Oxford life. Thirtysomething challenges. Music leanings. Anything really.
Monday, December 06, 2004
How can you get lost finding a tower? I was at the Indian YMCA for a course, and decided to go see the BT Tower during lunch. My first mistake was consulting the A-Z when a single look skywards would have revealed the tower, dead ahead, punching into the sky.
When I finally got up close, it's a cracking piece of retro architecture. Concrete like this is old school, and the building oozes it. Its slabbed base walls, expanses of flat grey concrete, are a calming contrast to the busy modern buildings opposite.
The glass panes on the tower's main rise are clouding over with age. It's like one of your granny's old vases - dusty, with no sheen, but still an idea of the former glory.
Everywhere on the building are features that architects would not dream of using now, such as pebble-dashed concrete. I think it looks great. I have a feeling the building must know that it is no longer a world leader. The BT Tower is top of noone's list when they think of the world's greatest towers. The only time you see it is as a puny little comparison next to newer, snazzier, glitzier buildings.
THe tower entrance itself is a classic piece of British understatement. There is no placarad, no display, no celebration. Just a sign saying "The Tower: not open to the public".

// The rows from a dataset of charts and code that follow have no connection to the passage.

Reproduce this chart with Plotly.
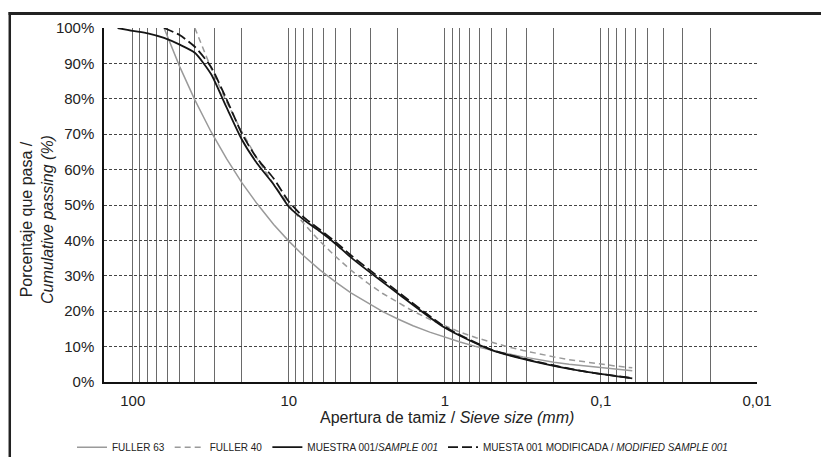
import plotly.graph_objects as go

# ---- data ----
fuller_sizes = [63, 50, 40, 31.5, 25, 20, 16, 12.5, 10, 8, 6.3, 5, 4, 3.15, 2.5, 2, 1.6,
                1.25, 1, 0.8, 0.63, 0.5, 0.4, 0.315, 0.25, 0.2, 0.16, 0.125, 0.1, 0.08, 0.063]
fuller63 = [100, 89.1, 79.7, 70.7, 63.0, 56.3, 50.4, 44.5, 39.8, 35.6, 31.6, 28.2, 25.2, 22.4,
            19.9, 17.8, 15.9, 14.1, 12.6, 11.3, 10.0, 8.9, 8.0, 7.1, 6.3, 5.6, 5.0, 4.5, 4.0, 3.6, 3.2]

fuller40_sizes = [40, 31.5, 25, 20, 16, 12.5, 10, 8, 6.3, 5, 4, 3.15, 2.5, 2, 1.6, 1.25, 1,
                  0.8, 0.63, 0.5, 0.4, 0.315, 0.25, 0.2, 0.16, 0.125, 0.1, 0.08, 0.063]
fuller40 = [100, 88.7, 79.1, 70.7, 63.2, 55.9, 50.0, 44.7, 39.7, 35.4, 31.6, 28.1, 25.0, 22.4,
            20.0, 17.7, 15.8, 14.1, 12.5, 11.2, 10.0, 8.9, 7.9, 7.1, 6.3, 5.6, 5.0, 4.5, 4.0]

sample_sizes = [125, 100, 80, 63, 50, 40, 31.5, 25, 20, 16, 12.5, 10, 8, 6.3, 5, 4, 2, 1,
                0.5, 0.25, 0.125, 0.063]
sample = [100, 99.2, 98.5, 97.2, 95.3, 93.0, 87.0, 77.5, 68.5, 61.8, 55.8, 49.5, 45.8, 42.5,
          39.0, 35.2, 25.0, 15.3, 9.0, 5.5, 2.9, 1.0]

modified_sizes = [63, 50, 40, 31.5, 25, 20, 16, 12.5, 10, 8, 6.3, 5, 4, 2, 1, 0.5, 0.25,
                  0.125, 0.063]
modified = [100, 98.0, 94.7, 89.0, 79.8, 70.2, 63.2, 57.5, 51.0, 46.5, 43.0, 39.5, 35.8,
            25.5, 15.6, 9.1, 5.6, 2.9, 1.1]

grid_vals = [0.01, 0.02, 0.03, 0.04, 0.05, 0.06, 0.07, 0.08, 0.09,
             0.1, 0.2, 0.3, 0.4, 0.5, 0.6, 0.7, 0.8, 0.9,
             1, 2, 3, 4, 5, 6, 7, 8, 9,
             10, 20, 30, 40, 50, 60, 70, 80, 90, 100]
grid_text = ["0,01", "", "", "", "", "", "", "", "",
             "0,1", "", "", "", "", "", "", "", "",
             "1", "", "", "", "", "", "", "", "",
             "10", "", "", "", "", "", "", "", "",
             "100"]
y_ticks = [0, 10, 20, 30, 40, 50, 60, 70, 80, 90, 100]
y_text = ["0%", "10%", "20%", "30%", "40%", "50%", "60%", "70%", "80%", "90%", "100%"]

FONT = "Liberation Sans, Arial, sans-serif"

fig = go.Figure()
fig.add_trace(go.Scatter(x=fuller_sizes, y=fuller63, mode="lines", name="FULLER 63",
                         line=dict(color="#9a9a9a", width=1.5)))
fig.add_trace(go.Scatter(x=fuller40_sizes, y=fuller40, mode="lines", name="FULLER 40",
                         line=dict(color="#9a9a9a", width=1.5, dash="6px,4px")))
fig.add_trace(go.Scatter(x=sample_sizes, y=sample, mode="lines",
                         name="MUESTRA 001/<i>SAMPLE 001</i>",
                         line=dict(color="#151515", width=1.8, shape="spline", smoothing=0.6)))
fig.add_trace(go.Scatter(x=modified_sizes, y=modified, mode="lines",
                         name="MUESTA 001 MODIFICADA / <i>MODIFIED SAMPLE 001</i>",
                         line=dict(color="#151515", width=1.8, dash="10px,4px",
                                   shape="spline", smoothing=0.6)))

fig.update_layout(
    width=822, height=457,
    margin=dict(l=104, r=65, t=28, b=75, autoexpand=False),
    paper_bgcolor="white", plot_bgcolor="white",
    font=dict(family=FONT, color="#222", size=15),
    showlegend=True,
    legend=dict(orientation="h", x=-0.049, xanchor="left", y=-0.184, yanchor="middle",
                font=dict(size=10, color="#222"), bgcolor="rgba(0,0,0,0)",
                tracegroupgap=0),
    xaxis=dict(type="log", range=[2.184, -2.0], tickvals=grid_vals, ticktext=grid_text,
               showgrid=True, gridcolor="#6a6a6a", gridwidth=1,
               showline=True, linecolor="#111", linewidth=1.5, ticks="",
               ticklabelstandoff=4, zeroline=False, tickfont=dict(size=15, color="#222")),
    yaxis=dict(range=[0, 100], tickvals=y_ticks, ticktext=y_text,
               showgrid=True, gridcolor="#444", gridwidth=1, griddash="3px,2px",
               showline=True, linecolor="#111", linewidth=1.5, ticks="",
               ticklabelstandoff=5, zeroline=False, tickfont=dict(size=15, color="#222")),
)

fig.add_annotation(text="Apertura de tamiz / <i>Sieve size (mm)</i>", xref="paper", yref="paper",
                   x=0.525, y=-0.101, xanchor="center", yanchor="middle", showarrow=False,
                   font=dict(size=16, color="#222"))
fig.add_annotation(text="Porcentaje que pasa /<br><i>Cumulative passing (%)</i>", xref="paper",
                   yref="paper", x=-0.1026, y=0.4576, xanchor="center", yanchor="middle",
                   textangle=-90, showarrow=False, font=dict(size=16, color="#222"))

# outer frame (cropped at right and bottom), drawn as thin filled bands
fig.add_shape(type="rect", xref="paper", yref="paper", x0=-0.1462, x1=1.0, y0=1.0367, y1=1.0452,
              fillcolor="#222", line=dict(width=0), layer="above")
fig.add_shape(type="rect", xref="paper", yref="paper", x0=1.0, x1=1.0980, y0=1.0367, y1=1.0452,
              fillcolor="#222", line=dict(width=0), layer="above")
fig.add_shape(type="rect", xref="paper", yref="paper", x0=-0.1462, x1=-0.1424, y0=1.0452, y1=-0.2119,
              fillcolor="#222", line=dict(width=0), layer="above")

fig.write_html("out.html", config={"displayModeBar": False})
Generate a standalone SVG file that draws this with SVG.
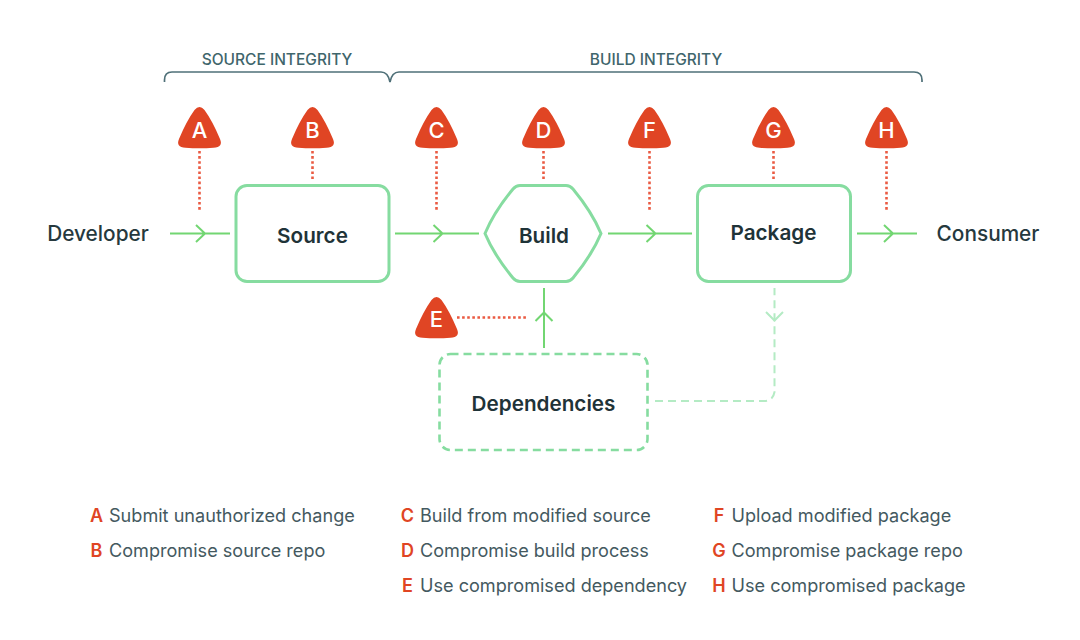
<svg xmlns="http://www.w3.org/2000/svg" width="1080" height="640" viewBox="0 0 1080 640">
<style>
text{font-family:Inter,"Liberation Sans",sans-serif}
.bg{fill:#fff}
.node{fill:#fff;stroke:#86dca0;stroke-width:3}
.dash{stroke-width:2.600;stroke-dasharray:8 5}
.flow{fill:none;stroke:#72d672;stroke-width:2}
.dep{fill:none;stroke:#b4ebc4;stroke-width:2;stroke-dasharray:8 5}
.depa{fill:none;stroke:#b4ebc4;stroke-width:2}
.threat{fill:none;stroke:#ea5a42;stroke-width:2.6;stroke-dasharray:2.6 2.5}
.brace{fill:none;stroke:#4f7078;stroke-width:1.7}
.tri{fill:#e04524}
.tl{fill:#fff;font-size:22px;font-weight:500;text-anchor:middle}
.nl{fill:#1f3338;font-size:20.700px;font-weight:600;text-anchor:middle}
.ext{fill:#26393e;font-size:20.800px;font-weight:500;text-anchor:middle}
.sec{fill:#3f666c;font-size:15.500px;font-weight:500;text-anchor:middle}
.k{fill:#e04524;font-size:18px;font-weight:600;text-anchor:middle}
.v{fill:#44595f;font-size:18.100px}
</style>
<defs>
<path id="tri" d="M-5 -38Q0 -44 5 -38Q13 -27 20.500 -9Q24 -1 14 -.300Q0 .800 -14 -.300Q-24 -1 -20.500 -9Q-13 -27 -5 -38Z"/>
</defs>
<rect class="bg" width="1080" height="640"/>
<g id="braces">
<path class="brace" d="M164.500 82V80Q164.500 72 172 72H381Q388 72 390 82Q392 72 399 72H914Q922 72 922 80V82"/>
<text class="sec" x="277" y="65">SOURCE INTEGRITY</text>
<text class="sec" x="656" y="65">BUILD INTEGRITY</text>
</g>
<g id="connectors">
<path class="flow" d="M170 233.500H230M196 225L205 233.500L196 242"/>
<path class="flow" d="M395 233.500H479M433.500 225L442.500 233.500L433.500 242"/>
<path class="flow" d="M608 233.500H692M646.500 225L655.500 233.500L646.500 242"/>
<path class="flow" d="M857 233.500H917M884 225L893 233.500L884 242"/>
<path class="flow" d="M544 288V348M535.500 321L544 312.500L552.500 321"/>
<path class="dep" d="M655 401H764Q773 401 774.500 392V288"/>
<path class="depa" d="M766 312L774.500 320.500L783 312"/>
<path class="threat" d="M199.500 151V212"/>
<path class="threat" d="M312.500 151V180"/>
<path class="threat" d="M436.500 151V212"/>
<path class="threat" d="M543.500 151V180"/>
<path class="threat" d="M649.500 151V212"/>
<path class="threat" d="M773.500 151V180"/>
<path class="threat" d="M886.500 151V212"/>
<path class="threat" d="M457 317.500H527"/>
</g>
<g id="source"><rect class="node" x="236" y="185.500" width="153" height="96" rx="11"/><text class="nl" x="312.500" y="242.500">Source</text></g>
<g id="build"><path class="node" d="M520 185.500H566Q570 185.500 573 189Q592 212 601 233.500Q592 255 573 278Q570 281.500 566 281.500H520Q516 281.500 513 278Q494 255 485 233.500Q494 212 513 189Q516 185.500 520 185.500Z"/><text class="nl" x="544" y="243">Build</text></g>
<g id="package"><rect class="node" x="697.500" y="185.500" width="153" height="96" rx="11"/><text class="nl" x="773.500" y="240">Package</text></g>
<g id="dependencies"><rect class="node dash" x="439.500" y="354" width="208" height="96" rx="11"/><text class="nl" x="543.500" y="411">Dependencies</text></g>
<g id="developer"><text class="ext" x="98" y="240.500">Developer</text></g>
<g id="consumer"><text class="ext" x="988" y="240.500">Consumer</text></g>
<g id="threat-a"><use class="tri" href="#tri" x="199.500" y="148"/><text class="tl" x="199.500" y="138">A</text></g>
<g id="threat-b"><use class="tri" href="#tri" x="312.500" y="148"/><text class="tl" x="312.500" y="138">B</text></g>
<g id="threat-c"><use class="tri" href="#tri" x="436.500" y="148"/><text class="tl" x="436.500" y="138">C</text></g>
<g id="threat-d"><use class="tri" href="#tri" x="543.500" y="148"/><text class="tl" x="543.500" y="138">D</text></g>
<g id="threat-f"><use class="tri" href="#tri" x="649.500" y="148"/><text class="tl" x="649.500" y="138">F</text></g>
<g id="threat-g"><use class="tri" href="#tri" x="773.500" y="148"/><text class="tl" x="773.500" y="138">G</text></g>
<g id="threat-h"><use class="tri" href="#tri" x="886.500" y="148"/><text class="tl" x="886.500" y="138">H</text></g>
<g id="threat-e"><use class="tri" href="#tri" x="436.500" y="338"/><text class="tl" x="436.500" y="327">E</text></g>
<g id="legend">
<text class="k" x="96.500" y="521.500">A</text><text class="v" x="109" y="521.500">Submit unauthorized change</text>
<text class="k" x="96.500" y="556.500">B</text><text class="v" x="109" y="556.500">Compromise source repo</text>
<text class="k" x="407.500" y="521.500">C</text><text class="v" x="420" y="521.500">Build from modified source</text>
<text class="k" x="407.500" y="556.500">D</text><text class="v" x="420" y="556.500">Compromise build process</text>
<text class="k" x="407.500" y="591.500">E</text><text class="v" x="420" y="591.500">Use compromised dependency</text>
<text class="k" x="719" y="521.500">F</text><text class="v" x="731.500" y="521.500">Upload modified package</text>
<text class="k" x="719" y="556.500">G</text><text class="v" x="731.500" y="556.500">Compromise package repo</text>
<text class="k" x="719" y="591.500">H</text><text class="v" x="731.500" y="591.500">Use compromised package</text>
</g>
</svg>
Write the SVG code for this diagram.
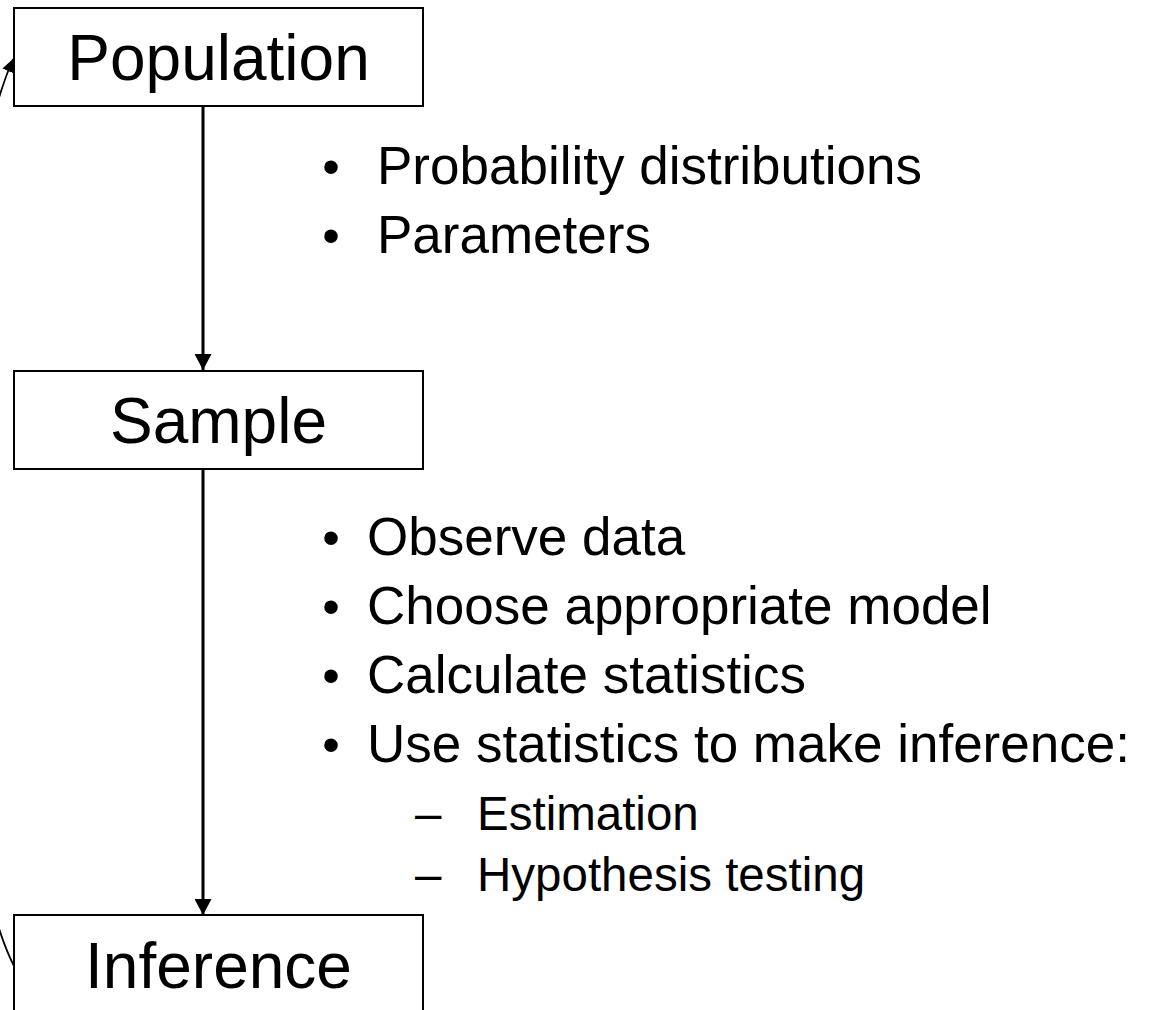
<svg xmlns="http://www.w3.org/2000/svg" width="1153" height="1010" viewBox="0 0 1153 1010">
  <style>
    .box { fill: #ffffff; stroke: #000000; stroke-width: 2; }
    .title { font-family: "Liberation Sans", Arial, sans-serif; font-size: 64px; fill: #000000; text-anchor: middle; }
    .item { font-family: "Liberation Sans", Arial, sans-serif; font-size: 53px; fill: #000000; }
    .sub { font-family: "Liberation Sans", Arial, sans-serif; font-size: 47.5px; fill: #000000; }
    .bullet { text-anchor: middle; font-size: 50px; }
    .flow { fill: none; stroke: #000000; stroke-width: 3; }
    .loop { fill: none; stroke: #000000; stroke-width: 1.8; }
  </style>
  <defs>
    <marker id="head" markerUnits="userSpaceOnUse" markerWidth="17" markerHeight="17" refX="16" refY="8.5" orient="auto">
      <path d="M0,0 L16,8.5 L0,17 Z" fill="#000000"/>
    </marker>
    <marker id="headSmall" markerUnits="userSpaceOnUse" markerWidth="14" markerHeight="12" refX="13" refY="6" orient="auto">
      <path d="M0,0 L13,6 L0,12 Z" fill="#000000"/>
    </marker>
  </defs>

  <rect width="1153" height="1010" fill="#ffffff"/>

  <!-- connectors -->
  <g id="connectors">
    <line class="flow" x1="203" y1="106" x2="203" y2="370" marker-end="url(#head)"/>
    <line class="flow" x1="203" y1="469" x2="203" y2="915" marker-end="url(#head)"/>
    <!-- feedback loop from Inference back to Population, running outside the left edge -->
    <path class="loop" d="M14,966 C-60,820 -71,255 13,59" marker-end="url(#headSmall)"/>
  </g>

  <!-- nodes -->
  <g id="population">
    <rect class="box" x="14" y="8" width="409" height="98"/>
    <text class="title" x="218.5" y="80">Population</text>
  </g>

  <g id="sample">
    <rect class="box" x="14" y="371" width="409" height="98"/>
    <text class="title" x="218.5" y="443">Sample</text>
  </g>

  <g id="inference">
    <rect class="box" x="14" y="915" width="409" height="98"/>
    <text class="title" x="218.5" y="988">Inference</text>
  </g>

  <!-- notes between Population and Sample -->
  <g id="population-notes">
    <text class="item bullet" x="331" y="184">•</text>
    <text class="item" x="377" y="184">Probability distributions</text>
    <text class="item bullet" x="331" y="253">•</text>
    <text class="item" x="377" y="253">Parameters</text>
  </g>

  <!-- notes between Sample and Inference -->
  <g id="sample-notes">
    <text class="item bullet" x="331" y="555">•</text>
    <text class="item" x="367" y="555">Observe data</text>
    <text class="item bullet" x="331" y="624">•</text>
    <text class="item" x="367" y="624">Choose appropriate model</text>
    <text class="item bullet" x="331" y="693">•</text>
    <text class="item" x="367" y="693">Calculate statistics</text>
    <text class="item bullet" x="331" y="762">•</text>
    <text class="item" x="367" y="762">Use statistics to make inference:</text>
    <text class="sub" x="415" y="830">–</text>
    <text class="sub" x="477" y="830">Estimation</text>
    <text class="sub" x="415" y="891">–</text>
    <text class="sub" x="477" y="891">Hypothesis testing</text>
  </g>
</svg>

Brilliant, why do we always fail to celebrate our recent heritage? The thing is, this lack of appreciatio is its appeal to me. Without a marketed, branded, or approved display, I have to stand in awe of the tower and make up my own history based on what few images and memories I have of the tower. My semi-ignorance seems to improve the visit. It was a random thing to go and see, on a fairly random sunday, in a random part of London. A happy accident, then.